Palazzo Cavanis, affacciato sul canale della Giudecca, ospita fino al primo dicembre la mostra personale di Genieve Figgis, Unearthly Pursuits.
Con questo progetto presentato da Almine Rech e curato da Elisa De Wyngaert, l’artista vuole esplorare il modo con cui le persone si rapportano al loro ambiente, mettendo in mostra l’adesione alle regole sociali che però nasconde una volontà di eluderle.
Ed è proprio questo mondo nascosto che Genieve Figgis si propone di indagare, quello delle volontà represse e delle passioni nascoste che però emerge indipendentemente dalla volontà degli attori che agiscono nel loro contesto. Così, in un’ambientazione che richiama il passato, senza tecnologia e a metà tra il reale e l’immaginario, vediamo qualcosa che sembra stonare con gli idillici paesaggi che fanno da sfondo: le persone, infatti, seppure ben vestite e misurate nei comportamenti hanno i volti deformati, come se la maschera sociale che sono costrette a portare si stesse dissolvendo assieme alla pittura stessa.
Non a caso l’artista nella sua volontà di indagine si è affidata alla pittura, alla sua fluidità e alla sua libertà: scorrendo sulla tela permette di rivelare le cose più irrazionali, superando qualsiasi confine le si ponga davanti. La pittura qui dissolve l’apparenza per rivelare, in maniera inquietante, la realtà delle cose.
Le persone rappresentate, se da una parte sono consapevoli di essere osservate e fanno di tutto per conformarsi alle aspettative degli osservatori, dall’altra vengono tradite dalla pittura stessa. Ispirandosi ai ritratti su commissione Genieve Figgis li supera, portando davanti allo spettatore non un semplice richiamo all’individualità della persona ritratta, ma la sua individualità stessa. Questo salto tra la realtà esterna (della società della persona ritratta e dello spettatore dell’opera) e quella interna porta ad una sensazione di inquietudine, espressa attraverso la smaterializzazione della figura.

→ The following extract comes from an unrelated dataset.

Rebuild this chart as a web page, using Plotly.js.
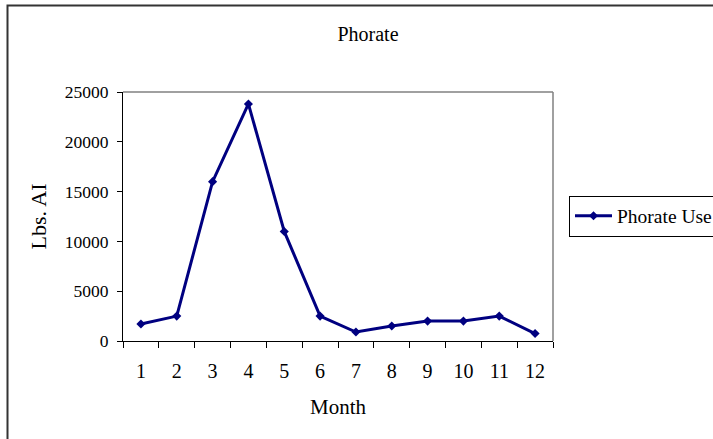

In molte opere vediamo i palazzi, la laguna e le barche ritratti in maniera decisa, decisione che si dissolve man mano che ci si avvicina alla figura. In Trip to Venice la serenità e l’armonia dei palazzi veneziani sfocia in una macchia senza forma dai colori macabri, dove si riconosce a malapena il contorno di una figura. Lo stesso vale per Lady at the window, dove il tavolo della stanza perde consistenza appena entra in contatto con la figura che pare uno spettro, quasi venga assorbito anche esso dal dissolvimento della forzatura sociale.
È evidente che sono rappresentate a Palazzo Cavanis le diverse manifestazioni dell’instabilità e dell’incertezza derivanti dal dissolvimento della maschera. Una volta private delle loro pose studiate e dei loro sorrisi di convenienza le persone ritratte non riescono a rappresentarsi in maniera certa, diventando chiazze di colore che cercano di definirsi. Ma forse è proprio questa possibilità infinita di ricrearsi, una volta caduta l’immobilità di un’essenza predefinita, che Genieve Figgis celebra con le sue opere. Così, l’inquietudine che proviamo davanti alle gelide figure in blu di Actors in blue, non è altro che la nostra volontà di aspettare che quei volti si dissolvano completamente, rivelando la verità che sta dietro di loro e di noi stessi.